* begin DATASET SECTION *

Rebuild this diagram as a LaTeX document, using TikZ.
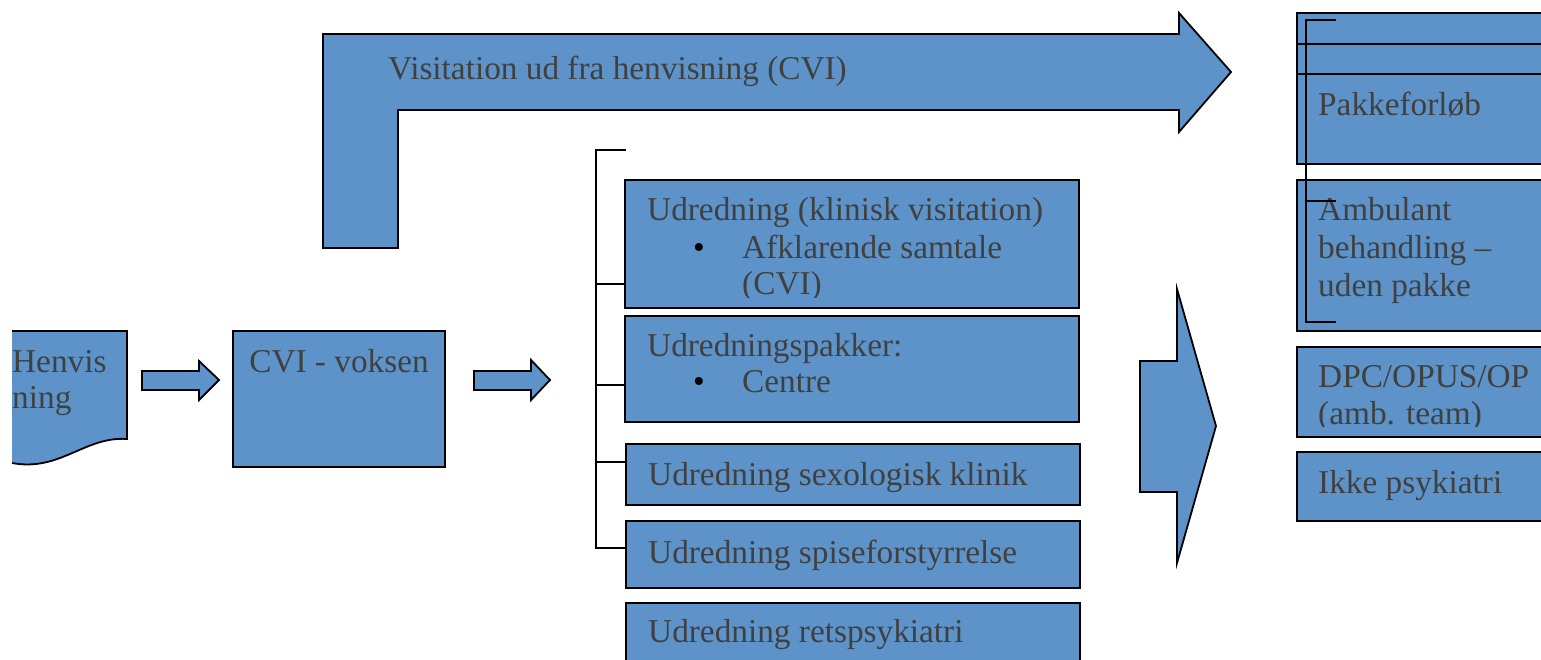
\documentclass[tikz,border=0pt]{standalone}
\usepackage{fontspec}
\setmainfont{Liberation Serif}
\usetikzlibrary{positioning}
\definecolor{boxblue}{RGB}{93,147,200}
\definecolor{txtgray}{RGB}{64,64,64}

\begin{document}
\begin{tikzpicture}[
  x=1pt, y=-1pt,
  box/.style={draw, fill=boxblue, line width=1.8pt, anchor=north west, inner sep=0pt, outer sep=0pt},
  bigarrow/.style={draw, fill=boxblue, line width=1.8pt, line join=miter},
  txt/.style={font=\fontsize{33.3}{36.5}\selectfont, text=txtgray, anchor=base west, inner sep=0pt},
  dot/.style={txt, text=black, anchor=base},
  brace/.style={line width=1.6pt}
]
\useasboundingbox (0,0) rectangle (1541,659);
\clip (0,0) rectangle (1541,659);

% --- Henvisning (dokument) ---
\path[fill=boxblue] (12,331) -- (127,331) -- (127,439)
  .. controls (85,436) and (60,472) .. (12,463) -- cycle;
\draw[line width=1.8pt] (12,331) -- (127,331) -- (127,439)
  .. controls (85,436) and (60,472) .. (12,463);
\node[txt] (henv1) at (12,372) {Henvis};
\node[txt] (henv2) at (12,408) {ning};

% --- Små pile ---
\draw[bigarrow] (142,371) -- (199,371) -- (199,361) -- (219,380) -- (199,400) -- (199,390) -- (142,390) -- cycle;
\draw[bigarrow] (474,371) -- (531,371) -- (531,360) -- (550,380) -- (531,400) -- (531,390) -- (474,390) -- cycle;

% --- CVI ---
\node[box, minimum width=212pt, minimum height=136pt] (cvi) at (233,331) {};
\node[txt, anchor=base] (cvit) at ([yshift=-41pt]cvi.north) {CVI - voksen};

% --- Visitation (vinkelpil) ---
\draw[bigarrow] (323,248) -- (323,34) -- (1179,34) -- (1179,13) -- (1231,72)
  -- (1179,132) -- (1179,110) -- (398,110) -- (398,248) -- cycle;
\node[txt] (visit) at (388,79) {Visitation ud fra henvisning (CVI)};

% --- Udredning ---
\node[box, minimum width=454pt, minimum height=128pt] (udr1) at (625,180) {};
\node[box, minimum width=454pt, minimum height=106pt] (udr2) at (625,316) {};
\node[box, minimum width=454pt, minimum height=61pt] (udr3) at (626,444) {};
\node[box, minimum width=454pt, minimum height=67pt] (udr4) at (626,521) {};
\node[box, minimum width=454pt, minimum height=80pt] (udr5) at (626,603) {};

\node[txt] (udr1a) at ([xshift=22pt,yshift=-40pt]udr1.north west) {Udredning (klinisk visitation)};
\node[dot] (udr1d) at ([xshift=74pt,yshift=-78pt]udr1.north west) {\textbullet};
\node[txt] (udr1b) at ([xshift=117pt,yshift=-78pt]udr1.north west) {Afklarende samtale};
\begin{scope}
  \clip ([yshift=11pt]udr1.south west) rectangle (udr1.north east);
  \node[txt] (udr1c) at ([xshift=117pt,yshift=-114pt]udr1.north west) {(CVI)};
\end{scope}
\node[txt] (udr2a) at ([xshift=22pt,yshift=-40pt]udr2.north west) {Udredningspakker:};
\node[dot] (udr2d) at ([xshift=74pt,yshift=-76pt]udr2.north west) {\textbullet};
\node[txt] (udr2b) at ([xshift=117pt,yshift=-76pt]udr2.north west) {Centre};
\node[txt] (udr3a) at ([xshift=22pt,yshift=-41pt]udr3.north west) {Udredning sexologisk klinik};
\node[txt] (udr4a) at ([xshift=22pt,yshift=-42pt]udr4.north west) {Udredning spiseforstyrrelse};
\node[txt] (udr5a) at ([xshift=22pt,yshift=-39pt]udr5.north west) {Udredning retspsykiatri};

% --- Klamme til udredning ---
\coordinate (kl0) at (596,150);
\coordinate (kl0e) at (626,150);
\coordinate (kl1) at (596,284);
\coordinate (kl2) at (596,385);
\coordinate (kl3) at (596,462);
\coordinate (kl4) at (596,548);
\draw[brace] (kl0e) -- (kl0) -- (kl4) -- (kl4 -| udr4.west);
\draw[brace] (kl1) -- (kl1 -| udr1.west);
\draw[brace] (kl2) -- (kl2 -| udr2.west);
\draw[brace] (kl3) -- (kl3 -| udr3.west);

% --- Stor pil mod forløb ---
\draw[bigarrow] (1140,361) -- (1177,361) -- (1177,289) -- (1216,426) -- (1177,563)
  -- (1177,492) -- (1140,492) -- cycle;

% --- Forløb ---
\node[box, minimum width=270pt, minimum height=151pt] (pakke) at (1297,13) {};
\node[box, minimum width=270pt, minimum height=151pt] (amb) at (1297,180) {};
\node[box, minimum width=270pt, minimum height=90pt] (dpc) at (1297,347) {};
\node[box, minimum width=270pt, minimum height=69pt] (ikke) at (1297,452) {};

\coordinate (pl1) at (1297,44);
\coordinate (pl2) at (1297,74);
\draw[line width=1.8pt] (pl1) -- (pl1 -| pakke.east);
\draw[line width=1.8pt] (pl2) -- (pl2 -| pakke.east);

\node[txt] (pakket) at ([xshift=21pt,yshift=-102pt]pakke.north west) {Pakkeforløb};
\node[txt] (amb1) at ([xshift=21pt,yshift=-40pt]amb.north west) {Ambulant};
\node[txt] (amb2) at ([xshift=21pt,yshift=-78pt]amb.north west) {behandling –};
\node[txt] (amb3) at ([xshift=21pt,yshift=-116pt]amb.north west) {uden pakke};
\node[txt] (dpc1) at ([xshift=21pt,yshift=-40pt]dpc.north west) {DPC/OPUS/OP};
\begin{scope}
  \clip ([yshift=11pt]dpc.south west) rectangle (dpc.north east);
  \node[txt] (dpc2) at ([xshift=21pt,yshift=-77pt]dpc.north west) {(amb. team)};
\end{scope}
\node[txt] (ikket) at ([xshift=21pt,yshift=-41pt]ikke.north west) {Ikke psykiatri};

% --- Klamme til forløb ---
\coordinate (kr0) at (1306,20);
\coordinate (kr1) at (1306,201);
\coordinate (kr2) at (1306,322);
\draw[brace] ([xshift=30pt]kr0) -- (kr0) -- (kr2) -- ([xshift=30pt]kr2);
\draw[brace] (kr1) -- ([xshift=30pt]kr1);

\end{tikzpicture}
\end{document}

* end DATASET SECTION *

* **TASK DETAILS**
Leave out the pictures and repeat the lines from the start of the material through the line with "(474,390) -- cycle;", inclusive.

* **TASK SOLUTION**
Rebuild this diagram as a LaTeX document, using TikZ.
\documentclass[tikz,border=0pt]{standalone}
\usepackage{fontspec}
\setmainfont{Liberation Serif}
\usetikzlibrary{positioning}
\definecolor{boxblue}{RGB}{93,147,200}
\definecolor{txtgray}{RGB}{64,64,64}

\begin{document}
\begin{tikzpicture}[
  x=1pt, y=-1pt,
  box/.style={draw, fill=boxblue, line width=1.8pt, anchor=north west, inner sep=0pt, outer sep=0pt},
  bigarrow/.style={draw, fill=boxblue, line width=1.8pt, line join=miter},
  txt/.style={font=\fontsize{33.3}{36.5}\selectfont, text=txtgray, anchor=base west, inner sep=0pt},
  dot/.style={txt, text=black, anchor=base},
  brace/.style={line width=1.6pt}
]
\useasboundingbox (0,0) rectangle (1541,659);
\clip (0,0) rectangle (1541,659);

% --- Henvisning (dokument) ---
\path[fill=boxblue] (12,331) -- (127,331) -- (127,439)
  .. controls (85,436) and (60,472) .. (12,463) -- cycle;
\draw[line width=1.8pt] (12,331) -- (127,331) -- (127,439)
  .. controls (85,436) and (60,472) .. (12,463);
\node[txt] (henv1) at (12,372) {Henvis};
\node[txt] (henv2) at (12,408) {ning};

% --- Små pile ---
\draw[bigarrow] (142,371) -- (199,371) -- (199,361) -- (219,380) -- (199,400) -- (199,390) -- (142,390) -- cycle;
\draw[bigarrow] (474,371) -- (531,371) -- (531,360) -- (550,380) -- (531,400) -- (531,390) -- (474,390) -- cycle;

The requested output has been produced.